In the latest novel from the High Republic era, set 200 years before The Phantom Menace, the heroes arrive at a previously abandoned space station in the wake of the Great Disaster.

As such, Into the Dark by Claudia Gray sees the majority of the book take place on this space station, with four Jedi and the three-person crew of their ship exploring the mysteries of this place. The station is lush with planet life and surrounded by a number of rings to explore. Throughout the course of the book, they discover a number of the station’s secrets: it’s a place filled with the dark side of the Force and killer plants called the Drengir (who are themselves strong in the dark side); it’s a place the ancient Amaxine warriors used to stage their attacks on others; the rings give a unique opportunity of hyperspace travel through the use of pods; the Byne Guild uses the station as an outpost; and more.

But you may be surprised to learn that this actually isn’t the first time we’ve had a Star Wars story set on this station. In fact, over two centuries after Into the Dark takes place, this luscious space station is inhabited by Snoke when Ben Solo visits him.

The tremendous comic mini-series The Rise of Kylo Ren, written by High Republic author Charles Soule, tells the story of Ben Solo’s fall to the dark side. In the first issue, we see him turn against Luke Skywalker and the resulting aftermath, as he flees the scene. But he doesn’t feel like he can go home to his mother, and instead heads off somewhere else: this station, where he meets Snoke. In the second issue, Snoke and Solo talk and walk through the gardens, before Ben heads off to find the Knights of Ren. Speaking of this place, Snoke tells Ben:

“I am very fond of it. The people who built it were trying to hold back the dark. That was the entire point. To create an oasis of light here in the great shadow. You see how well it worked. You see what denying the nature of things brought them.”

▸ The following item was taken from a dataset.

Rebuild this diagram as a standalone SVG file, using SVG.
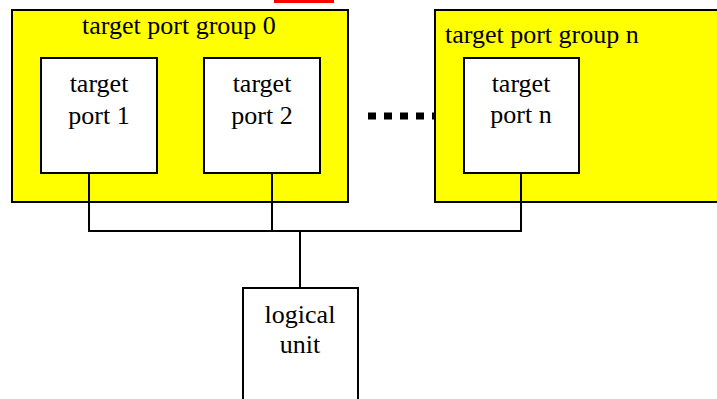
<svg xmlns="http://www.w3.org/2000/svg" width="717" height="399" viewBox="0 0 717 399">
<style>
.grp{fill:#ffff00;stroke:#000;stroke-width:2}
.box{fill:#fff;stroke:#000;stroke-width:2}
text{font-family:"Liberation Serif","Times New Roman",serif;font-size:26px;fill:#000}
.c{text-anchor:middle}
.wire{fill:none;stroke:#000;stroke-width:2}
</style>
<rect x="274" y="0" width="60" height="3" fill="#ff0000"/>
<g id="group0">
<rect class="grp" x="12" y="10" width="336" height="192"/>
<text class="c" x="179" y="34">target port group 0</text>
</g>
<g id="groupn">
<rect class="grp" x="435" y="10" width="290" height="192"/>
<text x="445" y="43">target port group n</text>
</g>
<g id="port1">
<rect class="box" x="41" y="58" width="116" height="115"/>
<text class="c" x="99" y="92">target</text>
<text class="c" x="99" y="124">port 1</text>
</g>
<g id="port2">
<rect class="box" x="204" y="58" width="116" height="115"/>
<text class="c" x="262" y="92">target</text>
<text class="c" x="262" y="124">port 2</text>
</g>
<g id="portn">
<rect class="box" x="464" y="58" width="115" height="115"/>
<text class="c" x="521" y="92">target</text>
<text class="c" x="521" y="123">port n</text>
</g>
<g id="lu">
<rect class="box" x="243" y="288" width="115" height="130"/>
<text class="c" x="300" y="323">logical</text>
<text class="c" x="300" y="353">unit</text>
</g>
<g id="connectors">
<path class="wire" d="M89 173V231H521V173M272 173V231M300 231V288"/>
<line x1="368" y1="116" x2="435" y2="116" stroke="#000" stroke-width="7" stroke-dasharray="8 8"/>
</g>
</svg>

He says this as we see skeletal remains, with vines growing through them. Amidst the beauty and life that surrounds them, the skeletons are a reminder that this place is nonetheless touched by the darkness. This novel fills that in more, as we know that the Drengir inhabit the world. Are they still around at the time Snoke and Ben are there? It’s impossible to know right now, but I wouldn’t be too sure that they’re gone. And it makes sense for Snoke to be there, as it seems like a place strong in the dark side yet appearing beautiful – the perfect location for him to dwell while waiting for Ben Solo to come to him.

There’s a lot we don’t know about Snoke still, especially since when Ben sees him in this comic he remarks about what Luke Skywalker had done to him. But it wouldn’t surprise me if Snoke knew about the significance of this place, and that probably means that Palpatine did too.

It’s a very cool connection, one minor enough that you don’t need to know it to enjoy either story, but one that makes it all the richer and the connections all the stronger. I love it when we see the inner-connectivity of Star Wars storytelling like this!